>> Begin
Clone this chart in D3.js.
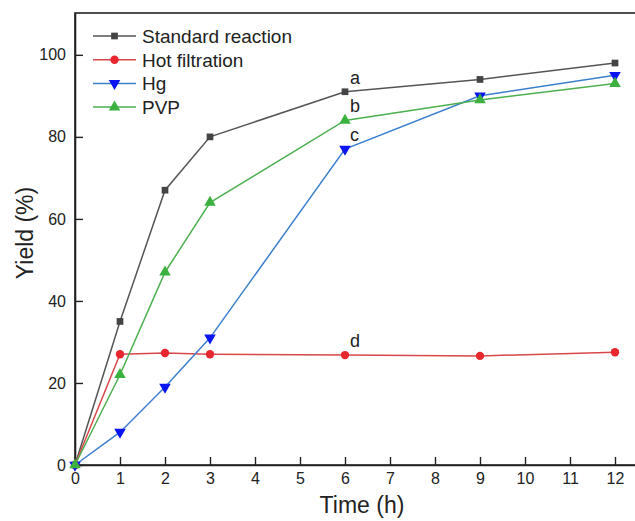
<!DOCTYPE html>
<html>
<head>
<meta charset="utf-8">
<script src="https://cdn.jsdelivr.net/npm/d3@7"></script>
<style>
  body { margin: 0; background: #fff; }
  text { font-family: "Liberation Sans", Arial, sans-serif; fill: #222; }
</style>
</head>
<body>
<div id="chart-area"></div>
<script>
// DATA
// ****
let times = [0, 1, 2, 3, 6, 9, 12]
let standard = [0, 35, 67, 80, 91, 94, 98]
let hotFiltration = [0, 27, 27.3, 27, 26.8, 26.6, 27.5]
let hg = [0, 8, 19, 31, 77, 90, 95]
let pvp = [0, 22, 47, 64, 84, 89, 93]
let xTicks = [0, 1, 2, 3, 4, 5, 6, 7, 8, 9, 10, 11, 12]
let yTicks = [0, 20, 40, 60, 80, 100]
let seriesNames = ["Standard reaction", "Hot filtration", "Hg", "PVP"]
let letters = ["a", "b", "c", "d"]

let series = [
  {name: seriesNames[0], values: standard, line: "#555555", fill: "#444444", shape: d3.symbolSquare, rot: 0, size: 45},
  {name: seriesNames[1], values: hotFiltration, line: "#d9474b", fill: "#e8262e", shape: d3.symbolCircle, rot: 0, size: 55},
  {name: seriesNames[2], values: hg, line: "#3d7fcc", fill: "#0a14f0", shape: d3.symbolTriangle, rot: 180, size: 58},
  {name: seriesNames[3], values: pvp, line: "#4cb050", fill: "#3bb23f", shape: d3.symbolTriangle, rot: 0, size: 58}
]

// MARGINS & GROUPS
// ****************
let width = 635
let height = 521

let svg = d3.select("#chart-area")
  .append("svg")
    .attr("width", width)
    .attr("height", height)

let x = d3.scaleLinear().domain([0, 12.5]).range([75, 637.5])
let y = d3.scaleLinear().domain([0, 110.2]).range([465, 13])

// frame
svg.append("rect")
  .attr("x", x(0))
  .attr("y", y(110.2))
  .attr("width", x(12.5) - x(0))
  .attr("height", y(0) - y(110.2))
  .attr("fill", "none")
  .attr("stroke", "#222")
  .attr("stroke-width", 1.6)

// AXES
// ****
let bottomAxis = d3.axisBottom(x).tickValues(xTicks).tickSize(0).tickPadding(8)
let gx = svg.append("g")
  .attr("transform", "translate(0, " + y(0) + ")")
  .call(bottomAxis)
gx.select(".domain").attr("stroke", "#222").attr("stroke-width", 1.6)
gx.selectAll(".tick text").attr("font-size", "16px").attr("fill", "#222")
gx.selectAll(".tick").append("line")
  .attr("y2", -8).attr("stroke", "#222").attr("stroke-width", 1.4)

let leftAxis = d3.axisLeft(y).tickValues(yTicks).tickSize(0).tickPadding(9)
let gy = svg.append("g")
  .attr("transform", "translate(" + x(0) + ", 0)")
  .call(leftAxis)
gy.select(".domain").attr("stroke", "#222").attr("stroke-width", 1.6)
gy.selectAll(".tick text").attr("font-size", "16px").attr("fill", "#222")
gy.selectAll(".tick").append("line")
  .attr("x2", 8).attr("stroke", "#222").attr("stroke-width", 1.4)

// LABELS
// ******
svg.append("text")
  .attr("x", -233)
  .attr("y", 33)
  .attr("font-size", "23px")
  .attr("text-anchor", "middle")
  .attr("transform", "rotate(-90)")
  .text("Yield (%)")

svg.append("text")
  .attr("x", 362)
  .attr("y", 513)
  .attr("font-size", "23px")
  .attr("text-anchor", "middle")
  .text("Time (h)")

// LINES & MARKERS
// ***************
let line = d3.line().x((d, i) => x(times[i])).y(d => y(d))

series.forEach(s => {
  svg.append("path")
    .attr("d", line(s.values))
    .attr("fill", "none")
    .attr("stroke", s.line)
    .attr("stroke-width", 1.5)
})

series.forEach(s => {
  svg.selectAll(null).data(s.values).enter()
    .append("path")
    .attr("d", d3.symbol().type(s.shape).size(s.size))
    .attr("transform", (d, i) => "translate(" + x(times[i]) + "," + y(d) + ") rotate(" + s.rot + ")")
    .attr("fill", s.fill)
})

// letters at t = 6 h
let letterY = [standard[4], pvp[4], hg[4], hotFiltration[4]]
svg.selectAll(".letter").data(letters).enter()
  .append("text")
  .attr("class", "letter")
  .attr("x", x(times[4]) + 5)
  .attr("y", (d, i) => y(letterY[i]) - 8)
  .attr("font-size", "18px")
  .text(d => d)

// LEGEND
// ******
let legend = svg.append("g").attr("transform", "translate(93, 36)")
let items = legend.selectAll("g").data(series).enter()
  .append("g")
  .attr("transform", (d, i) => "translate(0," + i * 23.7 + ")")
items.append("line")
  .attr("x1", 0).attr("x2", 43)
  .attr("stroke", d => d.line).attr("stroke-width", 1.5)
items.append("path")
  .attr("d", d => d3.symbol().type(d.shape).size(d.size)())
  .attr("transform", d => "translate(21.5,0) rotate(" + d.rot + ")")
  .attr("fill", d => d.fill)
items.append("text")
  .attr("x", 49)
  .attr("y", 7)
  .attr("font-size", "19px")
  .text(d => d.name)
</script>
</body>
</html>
>> End
## What this task involves:
Each line above is to be copied verbatim. Drop any image from the copy.

## Task answer:
Clone this chart in D3.js.
<!DOCTYPE html>
<html>
<head>
<meta charset="utf-8">
<script src="https://cdn.jsdelivr.net/npm/d3@7"></script>
<style>
  body { margin: 0; background: #fff; }
  text { font-family: "Liberation Sans", Arial, sans-serif; fill: #222; }
</style>
</head>
<body>
<div id="chart-area"></div>
<script>
// DATA
// ****
let times = [0, 1, 2, 3, 6, 9, 12]
let standard = [0, 35, 67, 80, 91, 94, 98]
let hotFiltration = [0, 27, 27.3, 27, 26.8, 26.6, 27.5]
let hg = [0, 8, 19, 31, 77, 90, 95]
let pvp = [0, 22, 47, 64, 84, 89, 93]
let xTicks = [0, 1, 2, 3, 4, 5, 6, 7, 8, 9, 10, 11, 12]
let yTicks = [0, 20, 40, 60, 80, 100]
let seriesNames = ["Standard reaction", "Hot filtration", "Hg", "PVP"]
let letters = ["a", "b", "c", "d"]

let series = [
  {name: seriesNames[0], values: standard, line: "#555555", fill: "#444444", shape: d3.symbolSquare, rot: 0, size: 45},
  {name: seriesNames[1], values: hotFiltration, line: "#d9474b", fill: "#e8262e", shape: d3.symbolCircle, rot: 0, size: 55},
  {name: seriesNames[2], values: hg, line: "#3d7fcc", fill: "#0a14f0", shape: d3.symbolTriangle, rot: 180, size: 58},
  {name: seriesNames[3], values: pvp, line: "#4cb050", fill: "#3bb23f", shape: d3.symbolTriangle, rot: 0, size: 58}
]

// MARGINS & GROUPS
// ****************
let width = 635
let height = 521

let svg = d3.select("#chart-area")
  .append("svg")
    .attr("width", width)
    .attr("height", height)

let x = d3.scaleLinear().domain([0, 12.5]).range([75, 637.5])
let y = d3.scaleLinear().domain([0, 110.2]).range([465, 13])

// frame
svg.append("rect")
  .attr("x", x(0))
  .attr("y", y(110.2))
  .attr("width", x(12.5) - x(0))
  .attr("height", y(0) - y(110.2))
  .attr("fill", "none")
  .attr("stroke", "#222")
  .attr("stroke-width", 1.6)

// AXES
// ****
let bottomAxis = d3.axisBottom(x).tickValues(xTicks).tickSize(0).tickPadding(8)
let gx = svg.append("g")
  .attr("transform", "translate(0, " + y(0) + ")")
  .call(bottomAxis)
gx.select(".domain").attr("stroke", "#222").attr("stroke-width", 1.6)
gx.selectAll(".tick text").attr("font-size", "16px").attr("fill", "#222")
gx.selectAll(".tick").append("line")
  .attr("y2", -8).attr("stroke", "#222").attr("stroke-width", 1.4)

let leftAxis = d3.axisLeft(y).tickValues(yTicks).tickSize(0).tickPadding(9)
let gy = svg.append("g")
  .attr("transform", "translate(" + x(0) + ", 0)")
  .call(leftAxis)
gy.select(".domain").attr("stroke", "#222").attr("stroke-width", 1.6)
gy.selectAll(".tick text").attr("font-size", "16px").attr("fill", "#222")
gy.selectAll(".tick").append("line")
  .attr("x2", 8).attr("stroke", "#222").attr("stroke-width", 1.4)

// LABELS
// ******
svg.append("text")
  .attr("x", -233)
  .attr("y", 33)
  .attr("font-size", "23px")
  .attr("text-anchor", "middle")
  .attr("transform", "rotate(-90)")
  .text("Yield (%)")

svg.append("text")
  .attr("x", 362)
  .attr("y", 513)
  .attr("font-size", "23px")
  .attr("text-anchor", "middle")
  .text("Time (h)")

// LINES & MARKERS
// ***************
let line = d3.line().x((d, i) => x(times[i])).y(d => y(d))

series.forEach(s => {
  svg.append("path")
    .attr("d", line(s.values))
    .attr("fill", "none")
    .attr("stroke", s.line)
    .attr("stroke-width", 1.5)
})

series.forEach(s => {
  svg.selectAll(null).data(s.values).enter()
    .append("path")
    .attr("d", d3.symbol().type(s.shape).size(s.size))
    .attr("transform", (d, i) => "translate(" + x(times[i]) + "," + y(d) + ") rotate(" + s.rot + ")")
    .attr("fill", s.fill)
})

// letters at t = 6 h
let letterY = [standard[4], pvp[4], hg[4], hotFiltration[4]]
svg.selectAll(".letter").data(letters).enter()
  .append("text")
  .attr("class", "letter")
  .attr("x", x(times[4]) + 5)
  .attr("y", (d, i) => y(letterY[i]) - 8)
  .attr("font-size", "18px")
  .text(d => d)

// LEGEND
// ******
let legend = svg.append("g").attr("transform", "translate(93, 36)")
let items = legend.selectAll("g").data(series).enter()
  .append("g")
  .attr("transform", (d, i) => "translate(0," + i * 23.7 + ")")
items.append("line")
  .attr("x1", 0).attr("x2", 43)
  .attr("stroke", d => d.line).attr("stroke-width", 1.5)
items.append("path")
  .attr("d", d => d3.symbol().type(d.shape).size(d.size)())
  .attr("transform", d => "translate(21.5,0) rotate(" + d.rot + ")")
  .attr("fill", d => d.fill)
items.append("text")
  .attr("x", 49)
  .attr("y", 7)
  .attr("font-size", "19px")
  .text(d => d.name)
</script>
</body>
</html>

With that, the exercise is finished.